New Preprint, Global Convergence and Better Spectral Bias in Low-Rank Neural Networks

We study low-rank neural networks as more than compressed versions of dense models. Main message: rank can act as a structural control on what the network learns first, and an intermediate rank can improve high-frequency recovery at finite training time.

Neural networks often learn low-frequency components before high-frequency ones. Even when the model can represent a highly oscillatory target, finite-time training can leave the oscillatory modes poorly recovered. This paper asks whether low rank can improve that behavior, not only reduce parameter count.

Main results.

Global convergence: Low-rank random-feature networks in the mean-field limit converge to a global minimizer of the population risk whenever their limiting dynamics converge.
Rank as learning structure: Rank is not only a compression parameter. Choosing it correctly can reduce trainable degrees of freedom while improving the fit of highly oscillatory targets.
Intermediate-rank principle: If the rank is too small, the model lacks expressivity; if it is too large, it recovers the finite-time spectral bias of the dense model. The best rank is typically intermediate.

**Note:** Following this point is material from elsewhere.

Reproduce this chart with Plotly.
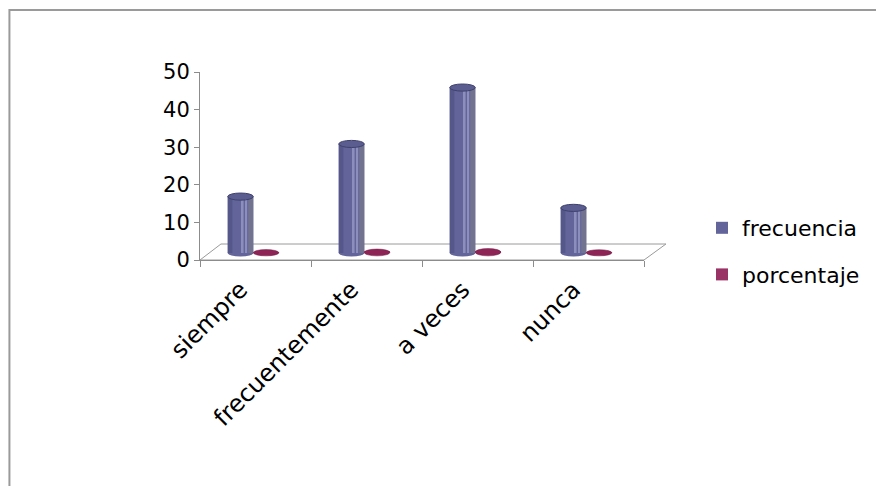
import plotly.graph_objects as go

# Survey answers and their counts / shares
categorias = ["siempre", "frecuentemente", "a veces", "nunca"]
frecuencia = [15, 29, 44, 12]
porcentaje = [0.15, 0.29, 0.44, 0.12]
y_ticks = [0, 10, 20, 30, 40, 50]

W, H = 876, 486
ML, MR, MT, MB = 200, 231, 72, 226
PW, PH = W - ML - MR, H - MT - MB


def px(xp):
    return (xp - ML) / PW


def py(yp):
    return (H - MB - yp) / PH


FONT = "DejaVu Sans"
BLUE = "#62649A"
BLUE_DARK = "#55578A"
BLUE_LIGHT = "#8C8EBC"
BLUE_GREY = "#72738F"
RED = "#8E2456"

# cylinder geometry in category units
W_CYL = 0.23
OFF_F = -0.25
OFF_P = -0.02
CAP = 0.95  # half height of the elliptical caps, in value units

fig = go.Figure()

# value axis carrier (keeps the front axis subplot alive)
fig.add_trace(go.Scatter(x=categorias, y=[None] * len(categorias),
                         mode="lines", showlegend=False, hoverinfo="skip"))

# frecuencia cylinders: body plus shading stripes
fig.add_trace(go.Bar(
    x=categorias, y=frecuencia, name="frecuencia", yaxis="y2",
    offset=OFF_F, width=W_CYL, marker=dict(color=BLUE, line=dict(width=0)),
    legendgroup="f", hoverinfo="skip"))
stripes = [
    (0.00, 0.18, BLUE_DARK),
    (0.55, 0.07, BLUE_LIGHT),
    (0.70, 0.06, BLUE_LIGHT),
    (0.80, 0.20, BLUE_GREY),
]
for start, frac, col in stripes:
    fig.add_trace(go.Bar(
        x=categorias, y=frecuencia, yaxis="y2", showlegend=False,
        offset=OFF_F + start * W_CYL, width=frac * W_CYL,
        marker=dict(color=col, line=dict(width=0)), hoverinfo="skip"))

# porcentaje cylinders (very short, they read as flat discs)
fig.add_trace(go.Bar(
    x=categorias, y=porcentaje, name="porcentaje", yaxis="y2",
    offset=OFF_P, width=W_CYL, marker=dict(color="#993366", line=dict(width=0)),
    legendgroup="p", hoverinfo="skip"))

shapes = []
# chart frame
shapes.append(dict(type="rect", xref="paper", yref="paper",
                   x0=px(9), x1=px(W + 20), y0=py(10), y1=py(H + 20),
                   line=dict(color="#9A9A9A", width=2), fillcolor="rgba(0,0,0,0)",
                   layer="below"))
# floor of the 3D plot
floor = [(200, 260), (221, 244), (667, 244), (645, 260)]
path = "M " + " L ".join(f"{px(a)},{py(b)}" for a, b in floor) + " Z"
shapes.append(dict(type="path", xref="paper", yref="paper", path=path,
                   line=dict(color="#9A9A9A", width=1), fillcolor="white",
                   layer="below"))

for i, v in enumerate(frecuencia):
    x0, x1 = i + OFF_F, i + OFF_F + W_CYL
    shapes.append(dict(type="circle", xref="x", yref="y2", x0=x0, x1=x1,
                       y0=-CAP, y1=CAP, fillcolor=BLUE, line=dict(width=0),
                       layer="below"))
    shapes.append(dict(type="circle", xref="x", yref="y2", x0=x0, x1=x1,
                       y0=v - CAP, y1=v + CAP, fillcolor="#5B5D90",
                       line=dict(color="#3F416C", width=1), layer="above"))

for i, v in enumerate(porcentaje):
    x0, x1 = i + OFF_P, i + OFF_P + W_CYL
    shapes.append(dict(type="circle", xref="x", yref="y2", x0=x0, x1=x1,
                       y0=-CAP * 0.8, y1=v + CAP * 0.8, fillcolor=RED,
                       line=dict(color="#6E1A42", width=0.5), layer="above"))

shift = 7 / (PH / 50)  # bars stand on the middle of the floor

fig.update_layout(
    width=W, height=H,
    margin=dict(l=ML, r=MR, t=MT, b=MB, pad=0),
    paper_bgcolor="white", plot_bgcolor="rgba(0,0,0,0)",
    font=dict(family=FONT, color="#000000"),
    barmode="overlay",
    showlegend=True,
    legend=dict(x=px(702), y=py(207), xanchor="left", yanchor="top",
                font=dict(size=22, family=FONT), traceorder="grouped",
                tracegroupgap=15, bgcolor="rgba(0,0,0,0)"),
    xaxis=dict(type="category", categoryorder="array", categoryarray=categorias,
               range=[-0.5, 3.5], tickson="boundaries", ticks="outside",
               ticklen=6, tickcolor="#8C8C8C", showline=True,
               linecolor="#8C8C8C", linewidth=1, showgrid=False,
               tickangle=-45, ticklabelshift=-15, ticklabelstandoff=5,
               tickfont=dict(size=24, family=FONT)),
    yaxis=dict(range=[0, 50], tickvals=y_ticks, ticks="outside", ticklen=5,
               tickcolor="#8C8C8C", showline=True, linecolor="#8C8C8C",
               linewidth=1, showgrid=False, zeroline=False,
               tickfont=dict(size=21, family=FONT)),
    yaxis2=dict(range=[-shift, 50 - shift], overlaying="y", visible=False),
    shapes=shapes,
)

fig.write_html("out.html")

Diagnostics and experiments. Controlled geometric and Fourier diagnostics show that the optimal rank shifts with the target spectrum and the training objective. In high-frequency regression experiments, an appropriate low rank lowers test loss, improves high-frequency recovery, and avoids the dense model’s finite-time bias.

Paper: Global Convergence and Better Spectral Bias in Low-Rank Neural Networks. Joint work with Haizhao Yang and Shijun Zhang.